Do you have a recent The Space InBetween project that you found particularly challenging and if so what did you learn from that project?
Honestly, the most challenging project we’ve ever undertaken has been transforming ourselves.
It’s given us a deep sense of empathy of the demands that change places on an organisation and its people, as they discover and adapt to a different view of the future.
This is especially true for larger organisations, as they’re inherently much more complex and political.

What’s something you wish you’d known about UX before you learnt it the hard way?
It costs you much more to find out and fix problems, after you’ve launched it.
Until you put a real person in front of whatever you’re creating, it’s all opinion.
And, no, designers and clients (and their family members) aren’t real people.
What advice do you have for designers struggling with the pace of technological change?

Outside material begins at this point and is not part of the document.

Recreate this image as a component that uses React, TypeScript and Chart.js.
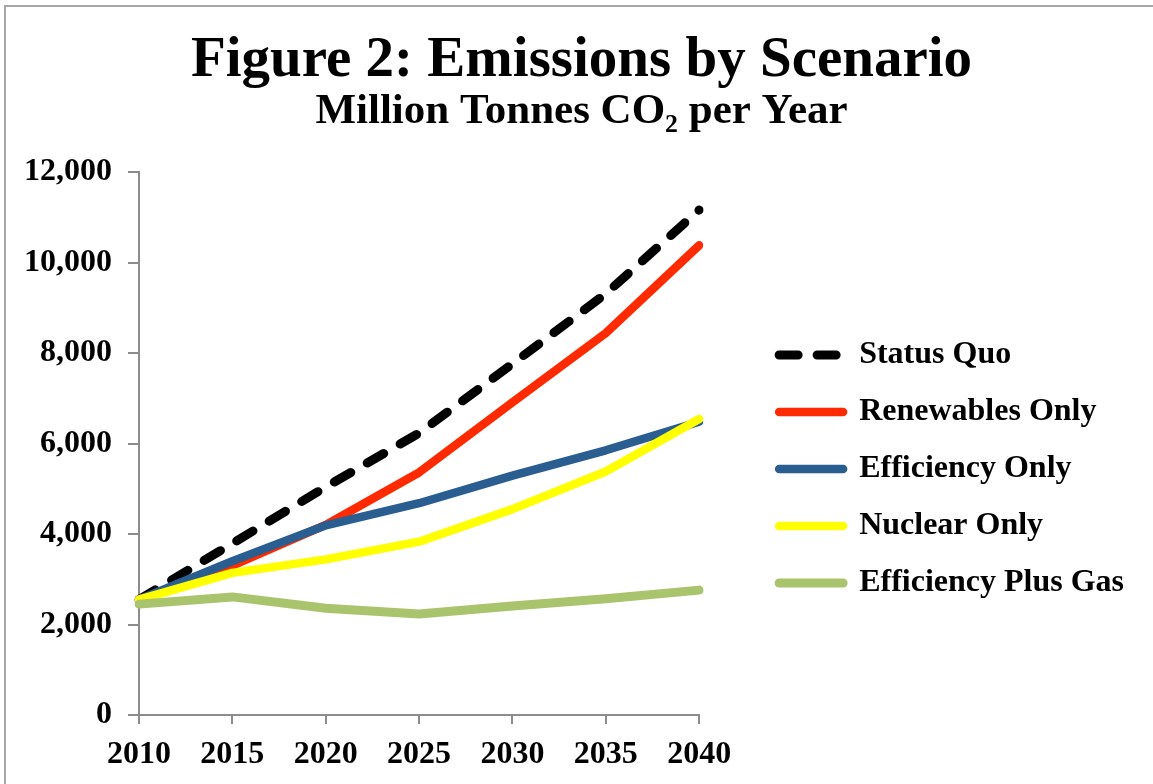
import React, { useEffect, useRef } from "react";
import { Chart, registerables } from "chart.js";

Chart.register(...registerables);

const years = ["2010", "2015", "2020", "2025", "2030", "2035", "2040"];
const statusQuo = [2550, 3790, 5040, 6230, 7760, 9310, 11160];
const renewablesOnly = [2550, 3300, 4200, 5360, 6910, 8440, 10380];
const efficiencyOnly = [2550, 3400, 4190, 4680, 5290, 5850, 6480];
const nuclearOnly = [2550, 3140, 3440, 3830, 4550, 5380, 6540];
const efficiencyPlusGas = [2450, 2610, 2360, 2230, 2410, 2570, 2760];
const seriesNames = ["Status Quo", "Renewables Only", "Efficiency Only", "Nuclear Only", "Efficiency Plus Gas"];
const yMin = 0;
const yMax = 12000;
const yStep = 2000;
const titleText = "Figure 2: Emissions by Scenario";
const subtitleText = "Million Tonnes CO\u2082 per Year";

const FONT = "'Liberation Serif', 'Times New Roman', serif";
const AXIS_GRAY = "#8c8c8c";

export default function App() {
  const canvasRef = useRef<HTMLCanvasElement | null>(null);

  useEffect(() => {
    const canvas = canvasRef.current;
    if (!canvas) return;
    const defaultGen = (Chart as any).defaults.plugins.legend.labels.generateLabels;
    const chart = new Chart(canvas, {
      type: "line",
      data: {
        labels: years,
        datasets: [
          {
            label: seriesNames[0],
            data: statusQuo,
            borderColor: "#000000",
            backgroundColor: "#000000",
            borderWidth: 9,
            borderDash: [19, 19],
            borderCapStyle: "round",
            order: 4,
          },
          {
            label: seriesNames[1],
            data: renewablesOnly,
            borderColor: "#FF2A00",
            backgroundColor: "#FF2A00",
            borderWidth: 8.5,
            borderCapStyle: "round",
            order: 3,
          },
          {
            label: seriesNames[2],
            data: efficiencyOnly,
            borderColor: "#2A5E90",
            backgroundColor: "#2A5E90",
            borderWidth: 8.5,
            borderCapStyle: "round",
            order: 2,
          },
          {
            label: seriesNames[3],
            data: nuclearOnly,
            borderColor: "#FFFF00",
            backgroundColor: "#FFFF00",
            borderWidth: 8.5,
            borderCapStyle: "round",
            order: 1,
          },
          {
            label: seriesNames[4],
            data: efficiencyPlusGas,
            borderColor: "#A9C46D",
            backgroundColor: "#A9C46D",
            borderWidth: 9,
            borderCapStyle: "round",
            order: 0,
          },
        ],
      },
      options: {
        animation: false,
        responsive: false,
        devicePixelRatio: 1,
        elements: {
          point: { radius: 0, hoverRadius: 0 },
          line: { tension: 0, borderJoinStyle: "round" },
        },
        layout: { padding: { left: 23, right: 13, top: 0, bottom: 11 } },
        plugins: {
          tooltip: { enabled: false },
          title: {
            display: true,
            text: titleText,
            color: "#000",
            font: { family: FONT, size: 57, weight: "bold", lineHeight: 1 },
            padding: { top: 33, bottom: 0 },
          },
          subtitle: {
            display: true,
            text: subtitleText,
            color: "#000",
            font: { family: FONT, size: 43, weight: "bold", lineHeight: 1 },
            padding: { top: 0, bottom: 39 },
          },
          legend: {
            display: true,
            position: "right",
            align: "start",
            fullSize: false,
            maxWidth: 600,
            title: {
              display: true,
              text: "",
              color: "rgba(0,0,0,0)",
              font: { size: 10, lineHeight: 1 },
              padding: { top: 132, bottom: 0 },
            },
            labels: {
              usePointStyle: true,
              pointStyle: "line",
              pointStyleWidth: 64,
              padding: 25,
              color: "#000",
              font: { family: FONT, size: 32, weight: "bold" },
              sort: (a: any, b: any) => a.datasetIndex - b.datasetIndex,
              generateLabels: (ch: any) =>
                defaultGen(ch).map((item: any) => {
                  const ds = ch.data.datasets[item.datasetIndex];
                  return {
                    ...item,
                    lineDash: ds.borderDash || [],
                    lineCap: ds.borderCapStyle || "butt",
                    lineWidth: ds.borderWidth,
                    strokeStyle: ds.borderColor,
                  };
                }),
            },
          },
        },
        scales: {
          x: {
            type: "category",
            offset: false,
            afterFit: (scale: any) => {
              scale.height = 58;
            },
            grid: {
              display: true,
              drawOnChartArea: false,
              drawTicks: true,
              tickLength: 9,
              color: AXIS_GRAY,
              lineWidth: 2,
            },
            border: { display: true, color: AXIS_GRAY, width: 2 },
            ticks: {
              color: "#000",
              padding: 12,
              maxRotation: 0,
              autoSkip: false,
              font: { family: FONT, size: 32, weight: "bold" },
            },
          },
          y: {
            type: "linear",
            position: "left",
            min: yMin,
            max: yMax,
            afterFit: (scale: any) => {
              scale.width = 116;
            },
            grid: {
              display: true,
              drawOnChartArea: false,
              drawTicks: true,
              tickLength: 11,
              color: AXIS_GRAY,
              lineWidth: 2,
            },
            border: { display: true, color: AXIS_GRAY, width: 2 },
            ticks: {
              stepSize: yStep,
              color: "#000",
              padding: 16,
              font: { family: FONT, size: 32, weight: "bold" },
              callback: (v: any) => Number(v).toLocaleString("en-US"),
            },
          },
          spacer: {
            type: "linear",
            position: "right",
            display: true,
            weight: 0,
            afterFit: (scale: any) => {
              scale.width = 55;
            },
            grid: { display: false },
            border: { display: false },
            ticks: { display: false },
          },
          spacerOuter: {
            type: "linear",
            position: "right",
            display: true,
            weight: 2000,
            afterFit: (scale: any) => {
              scale.width = 6;
            },
            grid: { display: false },
            border: { display: false },
            ticks: { display: false },
          },
        },
      },
    } as any);
    return () => chart.destroy();
  }, []);

  return (
    <div style={{ position: "absolute", left: 0, top: 0, width: 1153, height: 784, background: "#fff" }}>
      <canvas ref={canvasRef} width={1153} height={784} style={{ display: "block" }} />
      <div style={{ position: "absolute", left: 4, top: 5, width: 1149, height: 2, background: "#a6a6a6" }} />
      <div style={{ position: "absolute", left: 4, top: 5, width: 2, height: 779, background: "#a6a6a6" }} />
    </div>
  );
}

Don’t try and keep up with everything. It’s impossible. Pick an area that really interests you and go deep into it. Forget the rest and become an expert. Commit.
The future is not bright for generalists.

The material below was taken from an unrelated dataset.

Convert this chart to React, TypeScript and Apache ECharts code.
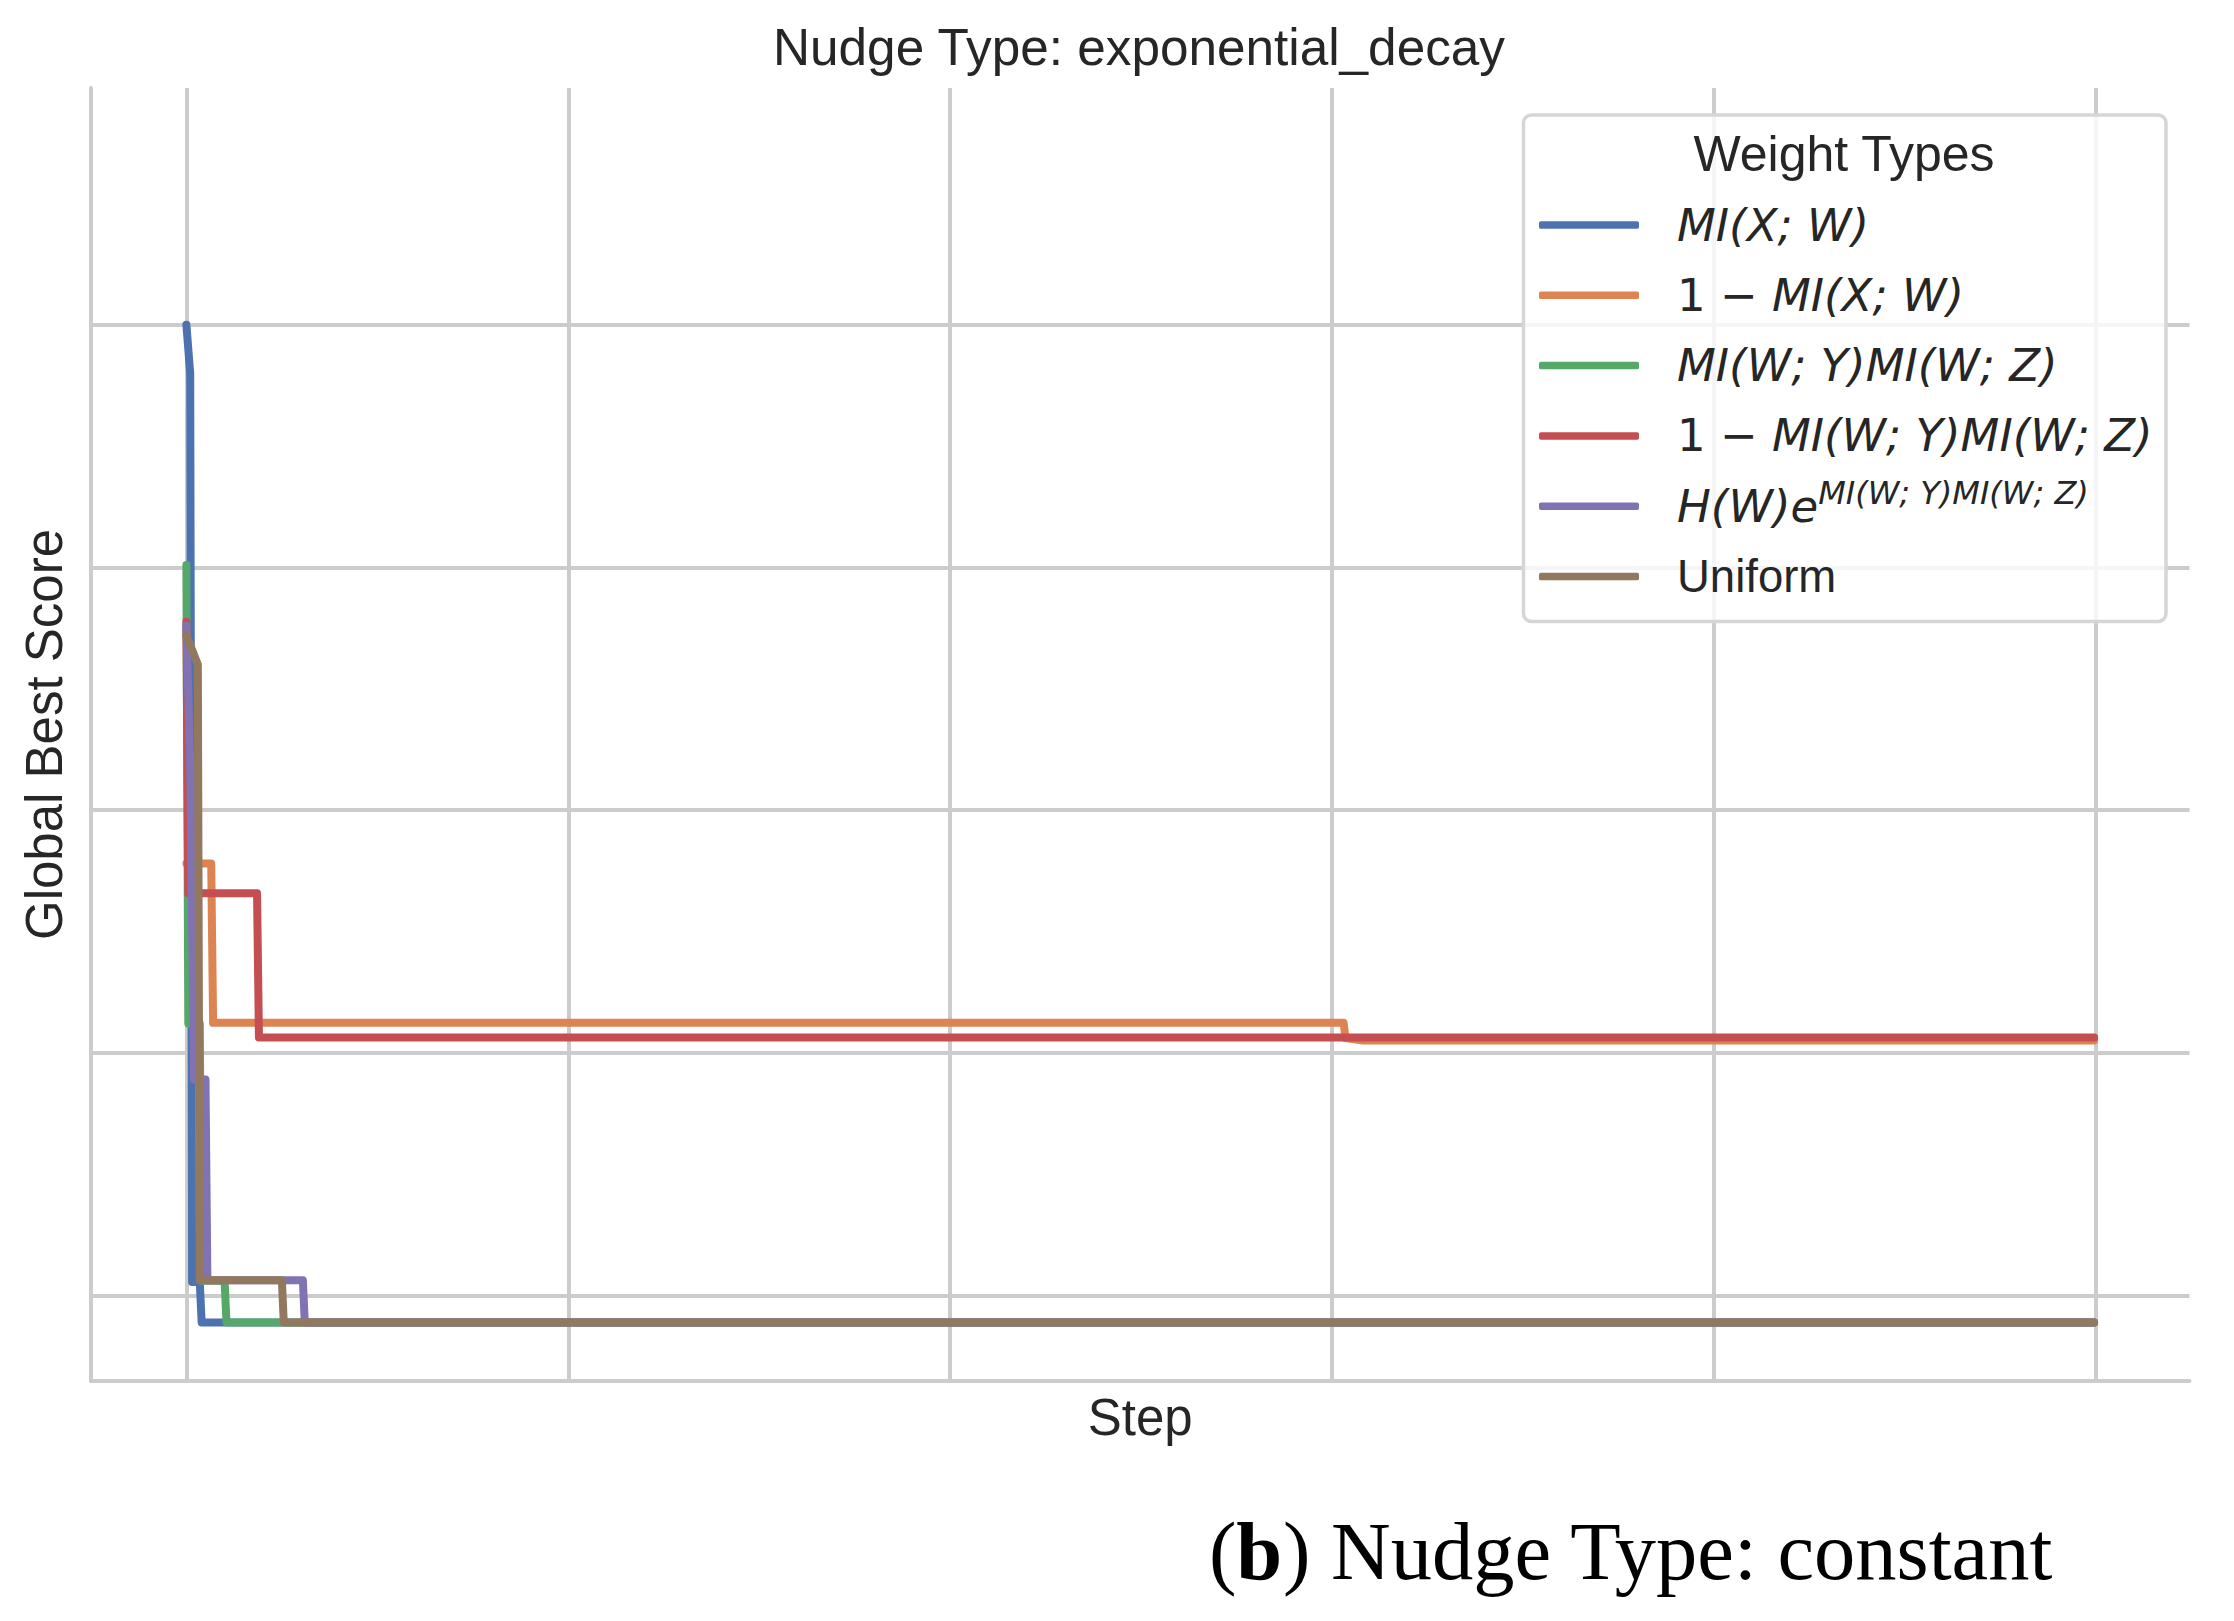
import React, { useEffect, useRef } from 'react';
import * as echarts from 'echarts';

// Series names (legend entries) and colours (seaborn "deep")
const seriesNames = [
  'MI(X; W)',
  '1 − MI(X; W)',
  'MI(W; Y)MI(W; Z)',
  '1 − MI(W; Y)MI(W; Z)',
  'H(W)e^MI(W; Y)MI(W; Z)',
  'Uniform',
];
const seriesColors = ['#4c72b0', '#dd8452', '#55a868', '#c44e52', '#8172b3', '#937860'];

// [step, global best score] breakpoints (arbitrary score units)
const miXW = [[0, 4.0], [2, 3.8], [3, 0.055], [7, 0.055], [8, -0.112], [999, -0.112]];
const oneMinusMiXW = [[0, 1.78], [13, 1.78], [14, 1.123], [606, 1.123], [607, 1.06], [616, 1.05], [999, 1.05]];
const miWYmiWZ = [[0, 3.01], [1, 1.12], [7, 1.12], [8, 0.06], [20, 0.06], [21, -0.112], [999, -0.112]];
const oneMinusMiWYmiWZ = [[0, 2.776], [1, 1.657], [37, 1.657], [38, 1.0625], [999, 1.0625]];
const hwExpMi = [[0, 2.76], [2, 2.19], [4, 0.89], [10, 0.89], [11, 0.062], [61, 0.062], [62, -0.112], [999, -0.112]];
const uniform = [[0, 2.72], [3, 2.66], [5, 2.62], [6, 2.6], [7, 0.062], [50, 0.062], [51, -0.112], [999, -0.112]];

const seriesData = [miXW, oneMinusMiXW, miWYmiWZ, oneMinusMiWYmiWZ, hwExpMi, uniform];

// Grid line positions (no tick labels in the original)
const xGridSteps = [0, 200, 400, 600, 800, 1000];
const yGridLevels = [0, 1, 2, 3, 4];

const legendRich = [
  '{g| }{it|MI(X; W)}',
  '{g| }{rm|1 − }{it|MI(X; W)}',
  '{g| }{it|MI(W; Y)MI(W; Z)}',
  '{g| }{rm|1 − }{it|MI(W; Y)MI(W; Z)}',
  '{g| }{it|H(W)e}{sup|MI(W; Y)MI(W; Z)}',
  '{g| }{u|Uniform}',
];

export default function App() {
  const ref = useRef<HTMLDivElement>(null);

  useEffect(() => {
    if (!ref.current) return;
    const chart = echarts.init(ref.current, undefined, { renderer: 'svg' });
    const textColor = '#262626';
    const gridColor = '#cccccc';
    const LH = 59.3;

    const series: any[] = seriesNames.map((name, i) => ({
      name,
      type: 'line',
      data: seriesData[i],
      showSymbol: false,
      symbol: 'none',
      color: seriesColors[i],
      itemStyle: { color: seriesColors[i] },
      lineStyle: { color: seriesColors[i], width: 8, cap: 'round', join: 'round' },
      emphasis: { disabled: true },
      silent: true,
      z: 2,
    }));

    series[0].markLine = {
      silent: true,
      z: 1,
      symbol: ['none', 'none'],
      label: { show: false },
      emphasis: { disabled: true },
      lineStyle: { color: gridColor, width: 4, type: 'solid' },
      data: [
        ...xGridSteps.map((v) => ({ xAxis: v })),
        ...yGridLevels.map((v) => ({ yAxis: v })),
      ],
    };

    chart.setOption({
      animation: false,
      backgroundColor: '#ffffff',
      title: {
        text: 'Nudge Type: exponential_decay',
        left: 1139,
        top: 22,
        padding: 0,
        textAlign: 'center',
        textVerticalAlign: 'top',
        textStyle: {
          fontFamily: 'Liberation Sans',
          fontSize: 51.3,
          fontWeight: 'normal',
          color: textColor,
          lineHeight: 51,
        },
      },
      grid: { left: 91, right: 44.5, top: 88, bottom: 240, containLabel: false },
      xAxis: {
        type: 'value',
        min: -49.95,
        max: 1048.95,
        name: 'Step',
        nameLocation: 'middle',
        nameGap: 10.5,
        nameTextStyle: { fontFamily: 'Liberation Sans', fontSize: 51, color: textColor, lineHeight: 51 },
        axisLine: { show: true, onZero: false, lineStyle: { color: gridColor, width: 4 } },
        axisTick: { show: false },
        axisLabel: { show: false },
        splitLine: { show: false },
      },
      yAxis: {
        type: 'value',
        min: -0.353,
        max: 4.976,
        name: 'Global Best Score',
        nameLocation: 'middle',
        nameGap: 21.5,
        nameTextStyle: { fontFamily: 'Liberation Sans', fontSize: 51, color: textColor, lineHeight: 51 },
        axisLine: { show: true, onZero: false, lineStyle: { color: gridColor, width: 4 } },
        axisTick: { show: false },
        axisLabel: { show: false },
        splitLine: { show: false },
      },
      legend: {
        data: seriesNames,
        orient: 'vertical',
        left: 1539,
        top: 195.35,
        padding: 0,
        itemGap: 11,
        itemWidth: 100,
        itemHeight: 7.5,
        icon: 'roundRect',
        itemStyle: { borderWidth: 0 },
        selectedMode: false,
        z: 20,
        formatter: (name: string) => legendRich[seriesNames.indexOf(name)],
        textStyle: {
          color: textColor,
          fontFamily: 'DejaVu Sans',
          fontSize: 45,
          lineHeight: LH,
          rich: {
            g: { width: 33, fontSize: 45, lineHeight: LH },
            it: { fontFamily: 'DejaVu Sans', fontStyle: 'italic', fontSize: 45, lineHeight: LH, color: textColor },
            rm: { fontFamily: 'DejaVu Sans', fontSize: 45, lineHeight: LH, color: textColor },
            sup: {
              fontFamily: 'DejaVu Sans',
              fontStyle: 'italic',
              fontSize: 32,
              lineHeight: 35,
              verticalAlign: 'top',
              color: textColor,
            },
            u: { fontFamily: 'Liberation Sans', fontSize: 45.5, lineHeight: LH, color: textColor },
          },
        },
      },
      graphic: [
        {
          type: 'rect',
          z: 10,
          silent: true,
          shape: { x: 1523.5, y: 115, width: 642.5, height: 506.5, r: 8 },
          style: { fill: 'rgba(255,255,255,0.8)', stroke: '#d6d6d6', lineWidth: 3.5 },
        },
        {
          type: 'text',
          z: 21,
          x: 1844,
          y: 154,
          style: {
            text: 'Weight Types',
            fontFamily: 'Liberation Sans',
            fontSize: 50,
            fill: textColor,
            align: 'center',
            verticalAlign: 'middle',
          },
        },
        {
          type: 'text',
          z: 21,
          x: 1631,
          y: 1551,
          style: {
            text: '{p|(}{b|b}{p|) Nudge Type: constant}',
            align: 'center',
            verticalAlign: 'middle',
            fontFamily: 'Liberation Serif',
            fontSize: 82.5,
            fill: '#000000',
            rich: {
              p: { fontFamily: 'Liberation Serif', fontSize: 82.5, fill: '#000000' },
              b: { fontFamily: 'Liberation Serif', fontSize: 82.5, fontWeight: 'bold', fill: '#000000' },
            },
          },
        },
      ],
      series,
    });

    return () => chart.dispose();
  }, []);

  return (
    <div
      ref={ref}
      style={{ position: 'absolute', left: 0, top: 0, width: 2234, height: 1621, background: '#ffffff' }}
    />
  );
}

Finally, I appreciate we are navigating uncertain times so predictions are difficult at the moment – but what do you think will be the most critical factor to shape design practice in the next 2 years?
The critical factor will be the ability of designers to prove the value of design to their organisations.
Given the uncertainty and severity of this new economic environment, organisations are making decisions – right now – about what is essential and what isn’t.
For most of them, there’s going to be a very natural and strong desire to contract, to cut back, to stop doing any activity that isn’t clearly adding to the ‘bottom-line’.
This presents a massive challenge for internal leaders of design as well as external design partners.
Our value as a profession will, once again, be called into question. The positive gains we’ve made over the past decade are at stake.
As a result, so is the future health of our organisations cultures and their ability to create quality experiences.
But now’s not the time to despair. It’s time to get serious about building belief in design, at every opportunity.